Last month, Judge Nigel Price ruled the second will invalid — and ordered Mrs Henderson to pay staggering legal fees of more than $155,000.

According to The Sun, the decision was reached after a handwriting expert found the signature on the will did not belong to Mr Chu.

The judge also ruled the dying man did not have the “mental capacity” to make a new, binding will.

The court heard Mr Chu had always had “a relatively close relationship” with brothers Allen and Stanley Chu and sister Eva Young, and that his first will left them each a 26 per cent share of his wealth, while a nephew was bequeathed 14 per cent and a close friend 7 per cent.
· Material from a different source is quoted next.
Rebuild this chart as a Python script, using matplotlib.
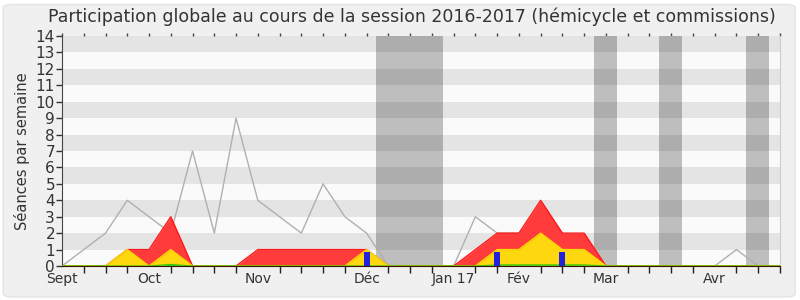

But Mr Chu, who lived with a rare auto-immune condition known as Morvan’s syndrome “which caused memory loss and confusion”, needed around-the-clock assistance as his health worsened during his last year of life, so Mrs Henderson was hired to care for him.

“She took control of his life and excluded his siblings from further involvement with him,” Judge Price said, according to The Sun.

The court also heard Mr Chu may have been “delirious” from a fever when the new will was written, and that he was also suffering from internal bleeding, septicaemia and diabetes.

Richard Dew, a lawyer representing Mr Chu’s siblings, argued: “The will has not been proven to have been executed by Mr Chu ... Marcel almost certainly lacked the capacity to execute it on May 9, 2014 and it is clear that he did not know and approve of the will.”

Mrs Henderson admitted she organised the drawing up of the new will and that she had even guided her client’s hand as he signed it — although she claimed to have only “assisted” him, and that he consented to signing over his fortune to her.

But the judge said there was a “distinction” between leading and steadying the hand, and that the original will remained valid.

“Although one might have expected a small, or even significant, legacy to be left to a carer, the wholesale change in the will in favour of Mrs Henderson is surprising in all the circumstances,” the judge said.

“Marcel’s close family appear to have been kept out of the picture in relation to the writing of the new will and the time of the final illness.

“Emails show the seriousness of the situation was being played down.

“One infers that was to keep them out and prevent them from taking any steps in relation to the new will.”

Sydney barrister Bridie Nolan said Mr Chu’s story raised the issue of financial elder abuse — a problem which was unfortunately quite common.

“If this were to happen to an elderly person in NSW, beneficiaries of a former testamentary instrument, like a previous will, could challenge the new will on both these grounds,” she said.

“If persons are concerned about this happening to them, one course would be to donate to someone you trust an enduring power of attorney, which takes effect when once the person donating the power loses capacity.

“The Powers of Attorney Act 2003 in NSW makes it clear on what the donee of an enduring power of attorney can do, especially with respect to gifts.”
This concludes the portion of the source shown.